With smaller clusters, you can stretch out the update process more easily: You can do maintenance on uncritical clusters first before proceeding with more crucial clusters. If one of your clusters goes down, you could migrate its workload to another cluster and run it there while you’re troubleshooting the issue.

With smaller clusters, you can also run updates in parallel and update more than one cluster at a time. There’s no limit as every cluster is operating independently from the other. That helps to shorten the maintenance cycle by several hours and if a node fails to update on one cluster, the other ones won’t be impacted and can proceed with the maintenance.

Another benefit of small clusters, especially when you use hardware from different vendors, is that you may have the opportunity to update clusters early. It may often happen that one vendor adds support for the new version of Azure Stack HCI earlier than the others. As an example, that would allow you to start the update process of your Lenovo or HPE cluster a month prior to other clusters running on different hardware.

One downside I see with small clusters during maintenance is that you must invest more time into planning your maintenance cycle. However, with good planning, your overall maintenance should become much smoother and with lower overall risks.

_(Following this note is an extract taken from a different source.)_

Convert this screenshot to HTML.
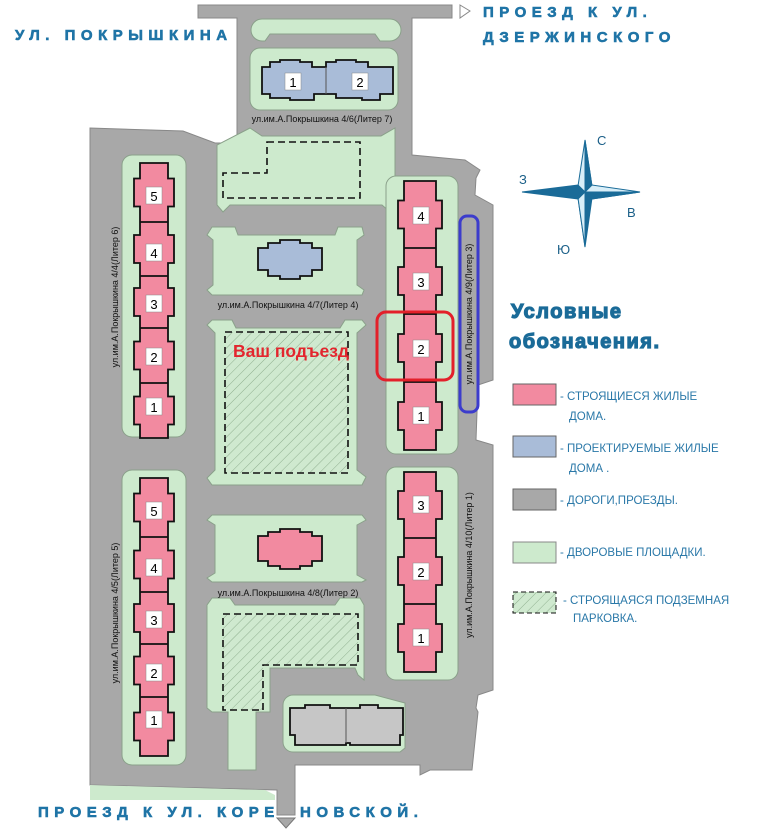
<!DOCTYPE html>
<html><head><meta charset="utf-8"><style>
html,body{margin:0;padding:0;background:#fff;width:768px;height:833px;overflow:hidden}
svg{display:block}
.h{font-family:"Liberation Sans",sans-serif;font-weight:bold;fill:#1f74a6;font-size:15px;letter-spacing:5.5px;stroke:#1f74a6;stroke-width:0.6}
.lb{font-family:"Liberation Sans",sans-serif;font-size:9px;fill:#111}
.n{font-family:"Liberation Sans",sans-serif;font-size:13px;fill:#000;text-anchor:middle}
.lg{font-family:"Liberation Sans",sans-serif;font-size:11.5px;fill:#2a78a8}
</style></head><body>
<svg id="s" width="768" height="833" viewBox="0 0 768 833" xmlns="http://www.w3.org/2000/svg">
<defs>
<pattern id="hat" width="7" height="7" patternUnits="userSpaceOnUse" patternTransform="rotate(45)">
<rect width="7" height="7" fill="#cfe9cf"/><line x1="0" y1="0" x2="0" y2="7" stroke="#8fb08f" stroke-width="1"/>
</pattern>
</defs>
<path d="M198,5 H452 V18 H412 V155 L465,160 L480,170 L476,178 475,195 493,205 V380 L478,385 476,440 493,445 V690 L478,695 476,708 478,712 L472,770 H430 L420,775 V765 H295 V815 H277 V790 L90,785 V128 L183,131 L215,143 H237 V18 H198 Z" fill="#a8a8a8" stroke="#888" stroke-width="1"/>
<path d="M90,785 L265,790 L275,795 V800 H90 Z" fill="#cdeacd"/>
<polygon points="277,818 295,818 286,828" fill="#a8a8a8" stroke="#777"/>
<polygon points="460,5 470,11 460,18" fill="#fff" stroke="#888"/>
<g fill="#cdeacd" stroke="#8aa08a" stroke-width="1">
<path d="M262,19 H390 A10,10 0 0 1 390,41 H380 L375,34 H270 L265,41 H262 A10,10 0 0 1 262,19Z"/>
<rect x="250" y="48" width="148" height="62" rx="10"/>
<path d="M250,128 L262,136 H381 L395,128 V205 L390,212 L382,205 H230 L223,212 L217,205 V145 Z"/>
<rect x="122" y="155" width="64" height="282" rx="10"/>
<rect x="122" y="470" width="64" height="295" rx="10"/>
<path d="M212,227 H235 L238,235 H335 L338,227 H362 L364,235 L357,240 V285 L364,290 L362,295 H212 L207,290 L213,285 V240 L207,235 Z"/>
<path d="M212,320 H232 L236,328 H340 L345,320 H362 L366,325 L357,333 V470 L366,477 L362,485 H212 L207,478 L215,470 V333 L207,325Z"/>
<path d="M212,515 H362 L366,520 L357,525 V575 L366,580 L362,582 H212 L207,578 L215,573 V525 L207,520Z"/>
<path d="M212,598 H230 L235,605 H335 L340,598 H360 L364,605 V680 L358,675 L355,668 H270 V712 H256 V770 H228 V712 H212 L207,708 V605Z"/>
<rect x="386" y="176" width="72" height="278" rx="10"/>
<rect x="386" y="467" width="72" height="213" rx="10"/>
<path d="M293,695 H375 L405,703 V748 L400,752 H293 A10,10 0 0 1 283,742 V705 A10,10 0 0 1 293,695Z"/>
</g>
<g stroke="#111" stroke-width="1.6" stroke-dasharray="7,4">
<path d="M267,142 H360 V198 H223 V173 H267 Z" fill="none"/>
<rect x="225" y="332" width="123" height="141" fill="url(#hat)"/>
<path d="M223,614 H358 V665 H263 V710 H223 Z" fill="url(#hat)"/>
</g>
<g id="bld" stroke="#111" stroke-width="1.8"></g>
<path d="M262,67 H270 V62 H280 V60 H300 V62 H312 V67 H326 V62 H336 V60 H356 V62 H368 V67 H393 V94 H380 V100 H362 V98 H336 V94 H314 V100 H290 V98 H270 V94 H262 Z" fill="#a9bcd8" stroke="#111" stroke-width="1.8"/>
<line x1="326" y1="67" x2="326" y2="94" stroke="#555"/>
<path d="M258,248 H268 V243 H280 V240 H300 V243 H312 V248 H322 V270 H312 V276 H300 V279 H280 V276 H268 V270 H258 Z" fill="#a9bcd8" stroke="#111" stroke-width="1.8"/>
<path d="M258,536 H268 V532 H280 V529 H300 V532 H312 V536 H322 V561 H312 V566 H300 V569 H280 V566 H268 V561 H258 Z" fill="#f28aa0" stroke="#111" stroke-width="1.8"/>
<path d="M290,708 H305 V705 H330 V708 H360 V705 H378 V708 H403 V735 H400 V745 H350 V743 H346 V745 H295 V735 H290 Z" fill="#c6c6c6" stroke="#111" stroke-width="1.8"/>
<line x1="346" y1="708" x2="346" y2="743" stroke="#555"/>
<g fill="#fff" stroke="#888" stroke-width="0.5">
<rect x="285" y="73" width="16" height="17"/><rect x="352" y="73" width="16" height="17"/>
<rect x="146" y="187" width="16" height="17"/><rect x="146" y="244" width="16" height="17"/><rect x="146" y="295" width="16" height="17"/><rect x="146" y="348" width="16" height="17"/><rect x="146" y="398" width="16" height="17"/>
<rect x="146" y="502" width="16" height="17"/><rect x="146" y="559" width="16" height="17"/><rect x="146" y="611" width="16" height="17"/><rect x="146" y="664" width="16" height="17"/><rect x="146" y="711" width="16" height="17"/>
<rect x="413" y="207" width="16" height="17"/><rect x="413" y="273" width="16" height="17"/><rect x="413" y="340" width="16" height="17"/><rect x="413" y="407" width="16" height="17"/>
<rect x="413" y="496" width="16" height="17"/><rect x="413" y="563" width="16" height="17"/><rect x="413" y="629" width="16" height="17"/>
</g>
<g class="n">
<text x="293" y="87">1</text><text x="360" y="87">2</text>
<text x="154" y="201">5</text><text x="154" y="258">4</text><text x="154" y="309">3</text><text x="154" y="362">2</text><text x="154" y="412">1</text>
<text x="154" y="516">5</text><text x="154" y="573">4</text><text x="154" y="625">3</text><text x="154" y="678">2</text><text x="154" y="725">1</text>
<text x="421" y="221">4</text><text x="421" y="287">3</text><text x="421" y="354">2</text><text x="421" y="421">1</text>
<text x="421" y="510">3</text><text x="421" y="577">2</text><text x="421" y="643">1</text>
</g>
<rect x="377" y="312" width="76" height="68" rx="9" fill="none" stroke="#e3202a" stroke-width="3"/>
<rect x="460" y="216" width="18" height="196" rx="7" fill="none" stroke="#3c3ccc" stroke-width="3"/>
<text x="233" y="357" font-family="Liberation Sans,sans-serif" font-weight="bold" font-size="17.5" fill="#e3262e">Ваш подъезд</text>
<g class="lb">
<text x="322" y="122" text-anchor="middle">ул.им.А.Покрышкина 4/6(Литер 7)</text>
<text x="288" y="308" text-anchor="middle">ул.им.А.Покрышкина 4/7(Литер 4)</text>
<text x="288" y="596" text-anchor="middle">ул.им.А.Покрышкина 4/8(Литер 2)</text>
<text transform="translate(118,297) rotate(-90)" text-anchor="middle">ул.им.А.Покрышкина 4/4(Литер 6)</text>
<text transform="translate(118,613) rotate(-90)" text-anchor="middle">ул.им.А.Покрышкина 4/5(Литер 5)</text>
<text transform="translate(472,314) rotate(-90)" text-anchor="middle">ул.им.А.Покрышкина 4/9(Литер 3)</text>
<text transform="translate(472,565) rotate(-90)" text-anchor="middle">ул.им.А.Покрышкина 4/10(Литер 1)</text>
</g>
<text class="h" x="15" y="40">УЛ. ПОКРЫШКИНА</text>
<text class="h" x="483" y="17">ПРОЕЗД К УЛ.</text>
<text class="h" x="483" y="42">ДЗЕРЖИНСКОГО</text>
<text class="h" x="38" y="817">ПРОЕЗД К УЛ. КОРЕ</text>
<text class="h" x="300" y="817">НОВСКОЙ.</text>
<g stroke="#1a6b98" stroke-width="1">
<polygon points="585,140 592,186 585,192 578,186" fill="#d8eef8"/>
<polygon points="585,140 592,186 585,192" fill="#1a6b98"/>
<polygon points="585,247 592,198 585,192 578,198" fill="#1a6b98"/>
<polygon points="585,247 578,198 585,192" fill="#d8eef8"/>
<polygon points="522,192 578,185 585,192 578,199" fill="#1a6b98"/>
<polygon points="640,192 592,185 585,192 592,199" fill="#d8eef8"/>
<polygon points="640,192 592,199 585,192" fill="#1a6b98"/>
</g>
<g font-family="Liberation Sans,sans-serif" font-size="13" fill="#1a5f88">
<text x="597" y="145">С</text><text x="519" y="184">З</text><text x="627" y="217">В</text><text x="557" y="254">Ю</text>
</g>
<g font-family="Liberation Sans,sans-serif" font-weight="bold" font-size="20" fill="#1a6b98" stroke="#1a6b98" stroke-width="1.2" letter-spacing="1.5">
<text x="511" y="318">Условные</text>
<text x="509" y="348">обозначения.</text>
</g>
<rect x="513" y="384" width="43" height="21" fill="#f28aa0" stroke="#666"/>
<rect x="513" y="436" width="43" height="21" fill="#a9bcd8" stroke="#666"/>
<rect x="513" y="489" width="43" height="21" fill="#a8a8a8" stroke="#666"/>
<rect x="513" y="542" width="43" height="21" fill="#cdeacd" stroke="#888"/>
<rect x="513" y="592" width="43" height="21" fill="url(#hat)" stroke="#111" stroke-dasharray="5,3"/>
<g class="lg">
<text x="560" y="400">- СТРОЯЩИЕСЯ ЖИЛЫЕ</text><text x="569" y="420">ДОМА.</text>
<text x="560" y="452">- ПРОЕКТИРУЕМЫЕ ЖИЛЫЕ</text><text x="569" y="472">ДОМА .</text>
<text x="560" y="504">- ДОРОГИ,ПРОЕЗДЫ.</text>
<text x="560" y="556">- ДВОРОВЫЕ ПЛОЩАДКИ.</text>
<text x="563" y="604">- СТРОЯЩАЯСЯ ПОДЗЕМНАЯ</text><text x="573" y="622">ПАРКОВКА.</text>
</g>
</svg>
<script>
(function(){
var g=document.getElementById('bld'),ns='http://www.w3.org/2000/svg';
function col(L,R,ys){
 var d='';
 for(var i=0;i<ys.length-1;i++){
  var a=ys[i],b=ys[i+1],m=(a+b)/2,w=6;
  d+='M'+(L+w)+','+a+'H'+(R-w)+'V'+(m-14)+'H'+R+'V'+(m+14)+'H'+(R-w)+'V'+b+'H'+(L+w)+'V'+(m+14)+'H'+L+'V'+(m-14)+'H'+(L+w)+'Z';
 }
 var p=document.createElementNS(ns,'path');p.setAttribute('d',d);p.setAttribute('fill','#f28aa0');g.appendChild(p);
}
col(134,174,[163,222,276,328,383,438]);
col(134,174,[478,537,592,644,697,756]);
col(398,442,[181,248,314,382,450]);
col(398,442,[472,538,604,672]);
})();
</script>
</body></html>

CriteriaLarge ClusterSmall Cluster
Overall time for updates/upgrades+
Time running in critical state+
Update/Upgrade parallelization+
Risk reduction+
Additional planning required+

Managing large and small Azure Stack HCI clusters

When it comes to cluster management, larger clusters have much better standing. In the Azure portal, keeping an overview of resources and issues in large clusters is much easier than doing the same homework for multiple smaller clusters. You can also have a much better view of your infrastructure by using Azure Arc or other integrated components such as the Azure Resource Bridge.

With smaller clusters, you need to manage more machines and connectors. You also need to have separate views and filters for every cluster. That can produce some overhead in management.

Splitting up a cluster into much smaller chunks also brings no benefit in costs etc. when it comes to support. Because every Azure Stack HCI node and cluster that’s connected to a subscription will inherit the support agreement of the subscription, you will have access to the best available support in any case.

Supportability and outages

When you need to engage with support and perform support tasks on your cluster, a large cluster has a higher risk of outages than a smaller one. For example, if you need to perform some reconfigurations because of performance issues, your entire workload in the large cluster may be impacted, and it could happen that you bring down all these workloads by accident. You may even struggle to perform those tasks because of the high impact on your production environment.

When using smaller clusters, however, you can evacuate the cluster where you need to perform the support tasks. That minimizes the overall risk of downtime for your various workloads. Here, small clusters have a major advantage over large clusters.

Stretched clustering

If you want to mix workloads and use solutions like Kubernetes or Azure Virtual Desktop, then you need to use a stretched cluster deployment. This is best for disaster recovery as you get automatic failover to restore your production environment.

Here, a small cluster deployment would make more sense as you can deploy workloads that do not support stretched clustering on a regular cluster. Other workloads that need that kind of disaster and failover solution could be deployed within a stretched cluster.

Choosing the best solution for your Azure Stack HCI deployment

Depending on your needs and budget for an Azure Stack HCI deployment, you may decide to go with either large or smaller clusters. It often comes down to pricing and the type of workload deployed on the clusters.

Personally, and with the correct budget, I prefer to use smaller clusters instead of a larger one. In general, I found out that the management overhead of a large cluster does not outperform the overall benefits of smaller clusters.